My First Python Package

Text detection in images is a well known computer vision problem and has been addressed by many approaches. One of them is Character Region Awareness for Text Detection (CRAFT). While working on a task that involved text detection, I stumbled upon the CRAFT paper and its working implementation. The implementation, while works wonderfully, is quite raw i.e. one needs to clone it, manually download models, set environment variables and run scripts. This post is about putting this implementation together as a PyPI package i.e. making it pip-installable.

CRAFT

Its a novel character level text detection. Here are a few highlights of this paper/approach:

  • it uses character region scores (intra character) and affinity scores (inter character) to compute character level heatmaps and thereby computing word level bounding boxes using connected components approach. Figure below shows the model architecture which involves conv as well as deconv layers and two outputs - region and affinity scores:

  • affinity bounding boxes are deterministically computed from character bounding boxes without the need for any any additional labelling as follows:

  • it uses weak supervision in that the training is performed hardly on synthetic images with well-labelled character level bounding box coordinates and softly with real images with just word level bounding box coordinates, as shown in the figure below:

  • it uses confidence maps during weak supervised learning to de-prioritize instances where the number of characters detected by the interim trained model doesn’t match the word length in ground truth.

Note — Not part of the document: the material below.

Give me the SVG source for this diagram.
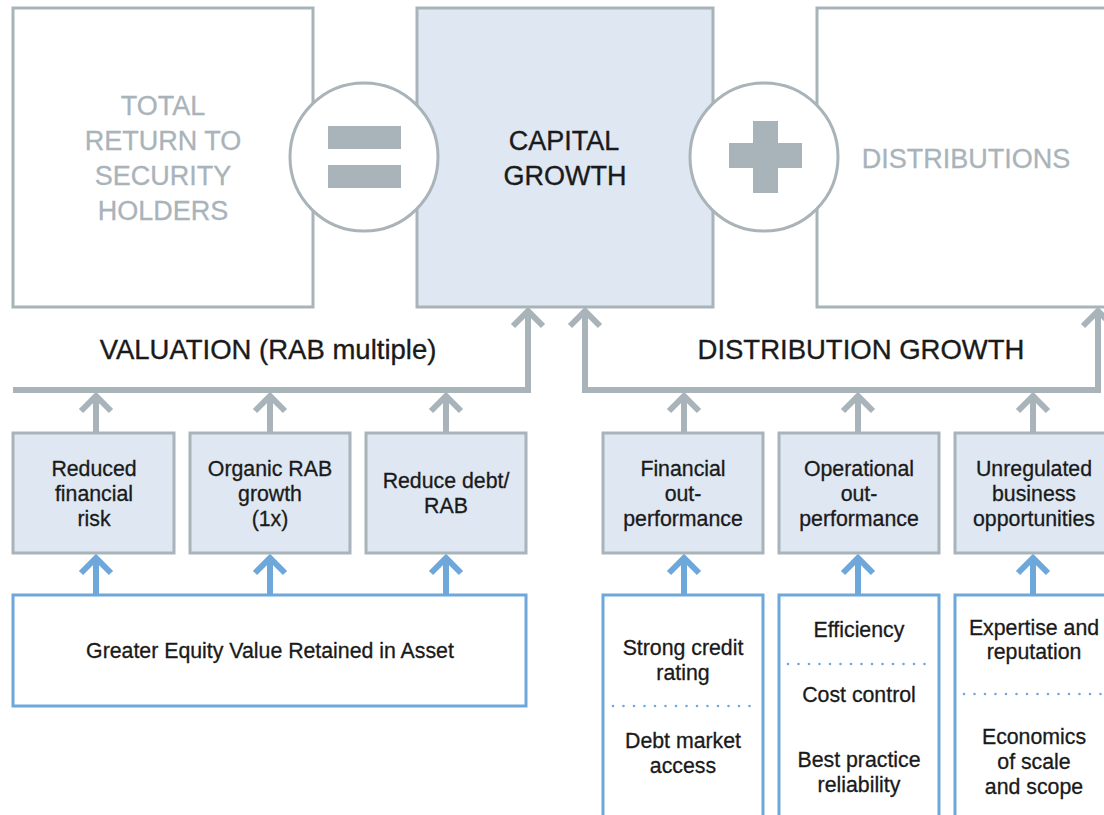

  • finally, because its character level, it can work well with all kinds of texts - rotated, rounded, curved, etc. as demonstrated in the figure below:

Existing implementation

Through this amazing website – papers with code I discovered a functioning implementation of this paper. The code there basically is the inference code and the readme contains links to pretrained models. But you have to manually download the models, install requirements, edit the inference code to make it all run. Details are provided in the readme of the repo.

Packaging it all

In order to re-use this implementation straight out of the box across projects, the current way of implementation fell short, which is when I decided to put it together as a PyPI package. Concretely, this meant:

  • having proper object oriented code with classes, methods as opposed to one script
  • having a design that facilitates a simple import entry point
  • tests, extremely important !
  • a setup.py file that helps compile the package as per PyPI standards
  • finally, creating dist files and uploading it to the PyPI server

The revamped version of the project now exists as my fork from the original implementation which can be found here

Outcome

We now have a python package called craft-text-detection running live ! Using this package is as easy as:

! pip install craft-text-detection

import craft
import cv2
img = cv2.imread('/path/to/image/file')

# run the detector
bboxes, polys, heatmap = craft.detect_text(img)

# view the image with bounding boxes
img_boxed = craft.show_bounding_boxes(img, bboxes)
cv2.imshow('fig', img_boxed)

# view detection heatmap
cv2.imshow('fig', heatmap)

The figure below demonstrates these few lines of code in action

Quick notes on this demo :

  • There are 2 heatmaps in this picture : (left) one for region scores and (right) one for affinity scores.
  • I have just downsampled the image for faster inference and changed channels from cv2 BGR to RGB.
  • img = np.array(img) is an extra step needed for the reshape in the findpoly function to work properly downstream.

Usage and source code details can be found here

As an aside, I have made a PR to the authors of original implementation, hoping it gets merged :fingers_crossed:

Acknowledgements

Big thanks to Clova AI Research for both the interesting paper as well as a functional implementation of the same.

Next Steps

  1. Add functionality to choose pre-trained models while importing module (currently it downloads a default model).
  2. Add more methods / parameters-on-existing-methods to avail more control at user’s end on performing text detection.
  3. Better sanitization of the package (more tests, better design still).

Thank you for reading this post. Hope it was helpful !

Written on January 26, 2020